**WRITTEN TASK**
No images are to be carried over; print all other material exactly as it stands.
:: INFORMATION SHOWN ::
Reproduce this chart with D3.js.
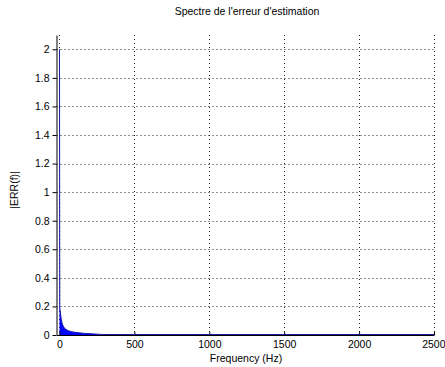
<!DOCTYPE html>
<html><head><meta charset="utf-8">
<script src="https://cdn.jsdelivr.net/npm/d3@7"></script>
<style>
body{margin:0;background:#fff;}
svg text{font-family:"Liberation Sans",Arial,sans-serif;fill:#000;}
</style></head>
<body><svg id="c" width="445" height="367"></svg>
<script>
const titleText = "Spectre de l'erreur d'estimation";
const xLabel = "Frequency (Hz)";
const yLabel = "|ERR(f)|";
const xTicks = [0, 500, 1000, 1500, 2000, 2500];
const yTicks = [0, 0.2, 0.4, 0.6, 0.8, 1, 1.2, 1.4, 1.6, 1.8, 2];
const freq = [0, 2, 5, 8, 12, 16, 20, 25, 30, 40, 50, 60, 75, 90, 110, 130, 160, 190, 220, 250, 280, 350, 500, 1000, 1500, 2000, 2500];
const mag  = [2.0, 0.19, 0.17, 0.14, 0.11, 0.09, 0.075, 0.062, 0.052, 0.042, 0.035, 0.03, 0.025, 0.021, 0.018, 0.015, 0.012, 0.01, 0.008, 0.006, 0.004, 0.003, 0.002, 0.002, 0.002, 0.002, 0.002];

const data = freq.map((f, i) => ({f, m: mag[i]}));
const svg = d3.select("#c");
const L = 56.5, R = 434, T = 35, B = 335;
const x = d3.scaleLinear().domain([-20, 2500]).range([L, R]);
const y = d3.scaleLinear().domain([0, 2.1]).range([B, T]);

// grid
const g = svg.append("g");
g.selectAll("line.gx").data(xTicks).join("line")
  .attr("x1", d => Math.round(x(d)) + 0.5).attr("x2", d => Math.round(x(d)) + 0.5)
  .attr("y1", T).attr("y2", B)
  .attr("stroke", "#222").attr("stroke-width", 1).attr("stroke-dasharray", "1,3");
g.selectAll("line.gy").data(yTicks.slice(1)).join("line")
  .attr("x1", L).attr("x2", R)
  .attr("y1", d => Math.round(y(d)) + 0.5).attr("y2", d => Math.round(y(d)) + 0.5)
  .attr("stroke", "#222").attr("stroke-width", 1).attr("stroke-dasharray", "1,3");

// data
const area = d3.area().x(d => x(d.f)).y0(y(0)).y1(d => y(d.m));
svg.append("path").datum(data).attr("d", area).attr("fill", "#0000ff");
const line = d3.line().x(d => x(d.f)).y(d => y(d.m));
svg.append("path").datum(data).attr("d", line).attr("fill", "none")
  .attr("stroke", "#1a1aa8").attr("stroke-width", 1);

// axes
const xAxis = d3.axisBottom(x).tickValues(xTicks).tickSizeInner(-3).tickSizeOuter(0).tickPadding(6).tickFormat(d3.format("d"));
const xg = svg.append("g").attr("transform", `translate(0,${B})`).call(xAxis);
const yAxis = d3.axisLeft(y).tickValues(yTicks).tickSizeInner(4).tickSizeOuter(0).tickPadding(3).tickFormat(d => d3.format("~g")(d));
const yg = svg.append("g").attr("transform", `translate(${L},0)`).call(yAxis);
[xg, yg].forEach(a => {
  a.selectAll("text").attr("font-size", 10.5).attr("font-family", "'Liberation Sans',Arial,sans-serif").attr("fill", "#000");
  a.select(".domain").attr("stroke", "#000");
  a.selectAll(".tick line").attr("stroke", "#000");
});
xg.selectAll(".tick text").filter(d => d === 2500).attr("text-anchor", "end").attr("dx", "1.05em");
// bottom data line over axis
svg.append("line").attr("x1", x(300)).attr("x2", x(2500)).attr("y1", B - 0.5).attr("y2", B - 0.5)
  .attr("stroke", "#1a1aa8").attr("stroke-width", 1);

svg.append("text").attr("x", 247).attr("y", 15).attr("text-anchor", "middle").attr("font-size", 10.5).text(titleText);
svg.append("text").attr("x", 246).attr("y", 362).attr("text-anchor", "middle").attr("font-size", 10.5).text(xLabel);
svg.append("text").attr("transform", "translate(18,190) rotate(-90)").attr("text-anchor", "middle").attr("font-size", 10.5).text(yLabel);
</script></body></html>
:::
**RESPONSE TO THE TASK**
Reproduce this chart with D3.js.
<!DOCTYPE html>
<html><head><meta charset="utf-8">
<script src="https://cdn.jsdelivr.net/npm/d3@7"></script>
<style>
body{margin:0;background:#fff;}
svg text{font-family:"Liberation Sans",Arial,sans-serif;fill:#000;}
</style></head>
<body><svg id="c" width="445" height="367"></svg>
<script>
const titleText = "Spectre de l'erreur d'estimation";
const xLabel = "Frequency (Hz)";
const yLabel = "|ERR(f)|";
const xTicks = [0, 500, 1000, 1500, 2000, 2500];
const yTicks = [0, 0.2, 0.4, 0.6, 0.8, 1, 1.2, 1.4, 1.6, 1.8, 2];
const freq = [0, 2, 5, 8, 12, 16, 20, 25, 30, 40, 50, 60, 75, 90, 110, 130, 160, 190, 220, 250, 280, 350, 500, 1000, 1500, 2000, 2500];
const mag  = [2.0, 0.19, 0.17, 0.14, 0.11, 0.09, 0.075, 0.062, 0.052, 0.042, 0.035, 0.03, 0.025, 0.021, 0.018, 0.015, 0.012, 0.01, 0.008, 0.006, 0.004, 0.003, 0.002, 0.002, 0.002, 0.002, 0.002];

const data = freq.map((f, i) => ({f, m: mag[i]}));
const svg = d3.select("#c");
const L = 56.5, R = 434, T = 35, B = 335;
const x = d3.scaleLinear().domain([-20, 2500]).range([L, R]);
const y = d3.scaleLinear().domain([0, 2.1]).range([B, T]);

// grid
const g = svg.append("g");
g.selectAll("line.gx").data(xTicks).join("line")
  .attr("x1", d => Math.round(x(d)) + 0.5).attr("x2", d => Math.round(x(d)) + 0.5)
  .attr("y1", T).attr("y2", B)
  .attr("stroke", "#222").attr("stroke-width", 1).attr("stroke-dasharray", "1,3");
g.selectAll("line.gy").data(yTicks.slice(1)).join("line")
  .attr("x1", L).attr("x2", R)
  .attr("y1", d => Math.round(y(d)) + 0.5).attr("y2", d => Math.round(y(d)) + 0.5)
  .attr("stroke", "#222").attr("stroke-width", 1).attr("stroke-dasharray", "1,3");

// data
const area = d3.area().x(d => x(d.f)).y0(y(0)).y1(d => y(d.m));
svg.append("path").datum(data).attr("d", area).attr("fill", "#0000ff");
const line = d3.line().x(d => x(d.f)).y(d => y(d.m));
svg.append("path").datum(data).attr("d", line).attr("fill", "none")
  .attr("stroke", "#1a1aa8").attr("stroke-width", 1);

// axes
const xAxis = d3.axisBottom(x).tickValues(xTicks).tickSizeInner(-3).tickSizeOuter(0).tickPadding(6).tickFormat(d3.format("d"));
const xg = svg.append("g").attr("transform", `translate(0,${B})`).call(xAxis);
const yAxis = d3.axisLeft(y).tickValues(yTicks).tickSizeInner(4).tickSizeOuter(0).tickPadding(3).tickFormat(d => d3.format("~g")(d));
const yg = svg.append("g").attr("transform", `translate(${L},0)`).call(yAxis);
[xg, yg].forEach(a => {
  a.selectAll("text").attr("font-size", 10.5).attr("font-family", "'Liberation Sans',Arial,sans-serif").attr("fill", "#000");
  a.select(".domain").attr("stroke", "#000");
  a.selectAll(".tick line").attr("stroke", "#000");
});
xg.selectAll(".tick text").filter(d => d === 2500).attr("text-anchor", "end").attr("dx", "1.05em");
// bottom data line over axis
svg.append("line").attr("x1", x(300)).attr("x2", x(2500)).attr("y1", B - 0.5).attr("y2", B - 0.5)
  .attr("stroke", "#1a1aa8").attr("stroke-width", 1);

svg.append("text").attr("x", 247).attr("y", 15).attr("text-anchor", "middle").attr("font-size", 10.5).text(titleText);
svg.append("text").attr("x", 246).attr("y", 362).attr("text-anchor", "middle").attr("font-size", 10.5).text(xLabel);
svg.append("text").attr("transform", "translate(18,190) rotate(-90)").attr("text-anchor", "middle").attr("font-size", 10.5).text(yLabel);
</script></body></html>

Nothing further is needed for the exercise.